- Ravansar and Sanandaj police station attacks: Part of Iran–PJAK conflict
| Date | 24–25 April 2009 |
| Location | Kordestan Province, Kermanshah Province, |

Belligerents
- Iran: Kurdistan Free Life Party (PJAK)

Casualties and losses
- 18–24 policemen killed: 8–10+ PJAK militants killed

= Ravansar and Sanandaj police station attacks =

2009 terrorist incident in Iran

Ravansar and Sanandaj police station attacks were staged by PJAK militants on April 24 and 25, 2009, targeting Iranian police stations in Ravansar, Kermanshah province and Sanandaj, Kordestan province. The attacks, considered among the most costly for Iranian security forces, resulted in 20 to 26 killed, including at least 10 police officers.

==Attacks==
On April 24, 2009, PJAK rebels attacked a police station in Kermanshah province.

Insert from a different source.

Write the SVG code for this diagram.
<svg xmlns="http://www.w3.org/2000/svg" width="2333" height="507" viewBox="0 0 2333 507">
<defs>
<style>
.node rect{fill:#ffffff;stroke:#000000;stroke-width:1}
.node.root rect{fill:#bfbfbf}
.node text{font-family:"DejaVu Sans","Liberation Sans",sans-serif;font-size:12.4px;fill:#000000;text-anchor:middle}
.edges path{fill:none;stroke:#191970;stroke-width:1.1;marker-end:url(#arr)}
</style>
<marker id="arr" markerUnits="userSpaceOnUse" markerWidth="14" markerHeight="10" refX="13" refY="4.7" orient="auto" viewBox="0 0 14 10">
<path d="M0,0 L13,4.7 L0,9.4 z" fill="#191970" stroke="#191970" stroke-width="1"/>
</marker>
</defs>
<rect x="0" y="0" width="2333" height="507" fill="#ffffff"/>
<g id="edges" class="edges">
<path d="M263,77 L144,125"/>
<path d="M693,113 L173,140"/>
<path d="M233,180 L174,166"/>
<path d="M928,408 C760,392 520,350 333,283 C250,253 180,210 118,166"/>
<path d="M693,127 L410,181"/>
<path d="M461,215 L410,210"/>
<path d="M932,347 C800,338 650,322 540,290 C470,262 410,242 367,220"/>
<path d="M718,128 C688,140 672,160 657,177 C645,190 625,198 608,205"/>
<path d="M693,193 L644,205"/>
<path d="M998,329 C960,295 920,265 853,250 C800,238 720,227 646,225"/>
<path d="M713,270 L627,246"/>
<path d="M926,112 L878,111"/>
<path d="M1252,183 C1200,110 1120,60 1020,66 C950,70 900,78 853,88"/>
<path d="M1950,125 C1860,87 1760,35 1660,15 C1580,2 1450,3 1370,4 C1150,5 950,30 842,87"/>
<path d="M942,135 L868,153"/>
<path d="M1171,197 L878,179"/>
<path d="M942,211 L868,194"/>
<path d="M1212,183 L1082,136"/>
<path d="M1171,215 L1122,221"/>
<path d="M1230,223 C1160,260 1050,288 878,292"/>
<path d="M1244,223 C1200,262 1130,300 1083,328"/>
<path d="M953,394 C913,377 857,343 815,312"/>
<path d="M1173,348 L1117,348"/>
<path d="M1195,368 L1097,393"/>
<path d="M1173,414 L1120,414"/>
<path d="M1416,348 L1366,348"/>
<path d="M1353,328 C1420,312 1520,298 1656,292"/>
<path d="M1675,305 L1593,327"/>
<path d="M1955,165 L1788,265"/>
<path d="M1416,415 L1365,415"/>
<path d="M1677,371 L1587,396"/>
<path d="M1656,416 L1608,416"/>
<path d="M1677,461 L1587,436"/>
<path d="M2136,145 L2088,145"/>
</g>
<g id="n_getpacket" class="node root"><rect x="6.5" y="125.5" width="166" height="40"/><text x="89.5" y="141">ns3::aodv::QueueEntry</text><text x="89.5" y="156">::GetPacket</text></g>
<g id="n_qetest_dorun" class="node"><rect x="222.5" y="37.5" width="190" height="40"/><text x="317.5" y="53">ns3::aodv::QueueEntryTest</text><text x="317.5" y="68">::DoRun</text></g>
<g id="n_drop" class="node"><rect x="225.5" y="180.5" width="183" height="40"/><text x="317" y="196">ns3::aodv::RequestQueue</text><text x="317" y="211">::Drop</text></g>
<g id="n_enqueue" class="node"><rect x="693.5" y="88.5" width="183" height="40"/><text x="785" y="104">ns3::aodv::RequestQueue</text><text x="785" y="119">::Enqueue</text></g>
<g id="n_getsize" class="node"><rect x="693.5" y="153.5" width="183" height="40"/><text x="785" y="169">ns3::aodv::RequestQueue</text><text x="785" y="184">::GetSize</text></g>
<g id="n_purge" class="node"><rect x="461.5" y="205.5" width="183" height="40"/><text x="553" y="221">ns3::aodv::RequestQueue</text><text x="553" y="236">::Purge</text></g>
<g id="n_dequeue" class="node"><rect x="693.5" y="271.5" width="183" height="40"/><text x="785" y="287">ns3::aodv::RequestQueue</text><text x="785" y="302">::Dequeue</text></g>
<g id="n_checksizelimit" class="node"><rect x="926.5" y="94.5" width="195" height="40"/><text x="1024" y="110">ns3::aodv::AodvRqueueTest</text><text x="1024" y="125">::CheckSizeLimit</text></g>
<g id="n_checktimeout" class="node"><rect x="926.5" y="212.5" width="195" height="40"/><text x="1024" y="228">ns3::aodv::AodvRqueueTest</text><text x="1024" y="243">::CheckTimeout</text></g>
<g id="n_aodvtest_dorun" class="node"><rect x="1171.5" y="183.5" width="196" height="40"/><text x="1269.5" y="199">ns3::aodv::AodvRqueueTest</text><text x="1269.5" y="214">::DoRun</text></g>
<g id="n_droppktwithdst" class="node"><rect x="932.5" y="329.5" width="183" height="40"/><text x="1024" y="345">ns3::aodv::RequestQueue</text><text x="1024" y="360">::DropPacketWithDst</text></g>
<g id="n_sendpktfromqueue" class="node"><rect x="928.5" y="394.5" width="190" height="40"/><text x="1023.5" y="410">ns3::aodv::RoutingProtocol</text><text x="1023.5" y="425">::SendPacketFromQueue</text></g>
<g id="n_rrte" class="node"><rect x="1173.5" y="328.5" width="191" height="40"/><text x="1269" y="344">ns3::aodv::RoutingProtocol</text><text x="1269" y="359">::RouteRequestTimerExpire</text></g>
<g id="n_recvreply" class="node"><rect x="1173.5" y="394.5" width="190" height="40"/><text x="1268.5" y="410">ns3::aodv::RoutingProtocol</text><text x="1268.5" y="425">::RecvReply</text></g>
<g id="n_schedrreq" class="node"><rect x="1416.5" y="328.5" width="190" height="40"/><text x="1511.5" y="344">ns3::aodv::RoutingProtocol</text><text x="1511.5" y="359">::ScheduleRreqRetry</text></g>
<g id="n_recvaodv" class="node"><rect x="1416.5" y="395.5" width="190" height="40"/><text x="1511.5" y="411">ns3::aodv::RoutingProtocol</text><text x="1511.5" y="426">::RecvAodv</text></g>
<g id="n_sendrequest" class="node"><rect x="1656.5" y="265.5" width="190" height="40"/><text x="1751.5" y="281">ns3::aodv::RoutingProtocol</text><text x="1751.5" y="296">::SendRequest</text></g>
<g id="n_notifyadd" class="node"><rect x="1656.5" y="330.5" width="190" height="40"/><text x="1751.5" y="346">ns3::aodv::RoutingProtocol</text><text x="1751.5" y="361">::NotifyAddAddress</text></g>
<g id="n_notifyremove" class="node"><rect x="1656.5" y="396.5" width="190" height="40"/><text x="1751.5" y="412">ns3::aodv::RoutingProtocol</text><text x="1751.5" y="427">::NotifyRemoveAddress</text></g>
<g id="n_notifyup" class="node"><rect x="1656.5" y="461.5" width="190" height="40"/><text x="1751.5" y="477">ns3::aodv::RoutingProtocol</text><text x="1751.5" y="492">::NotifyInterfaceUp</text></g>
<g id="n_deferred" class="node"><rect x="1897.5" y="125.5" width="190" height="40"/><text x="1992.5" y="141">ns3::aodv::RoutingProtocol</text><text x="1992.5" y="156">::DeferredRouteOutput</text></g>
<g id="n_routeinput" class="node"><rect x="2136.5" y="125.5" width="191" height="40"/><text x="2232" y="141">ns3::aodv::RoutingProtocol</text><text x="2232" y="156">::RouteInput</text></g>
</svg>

According to updated reports 18 policemen and 8 rebels were killed in a fierce gun battle. According to Iranian government sources, the attack resulted in 10 policemen and 10 rebels killed. According to Heidelberg Institute for International Conflict Research, the attack, which occurred on April 24 and 25, involved PJAK attacks on two police stations in the cities of Ravansar in northern Kermanshah province and in Sanandaj, the capital of Kordestan province, killing eleven police officers, with more than ten PJAK members reportedly killed.

==Aftermath==
Iran responded a week later by attacking Kurdish villages in the border area of Panjwin inside Iraq using helicopter gunships. According to Iraqi border guards officials, the area attacked by Iran was not considered a stronghold of PJAK, that appeared to have been the target of the raid. According to the ICRC, more than 800 Iraqi Kurds have been forced from their homes by the recent cross-border violence.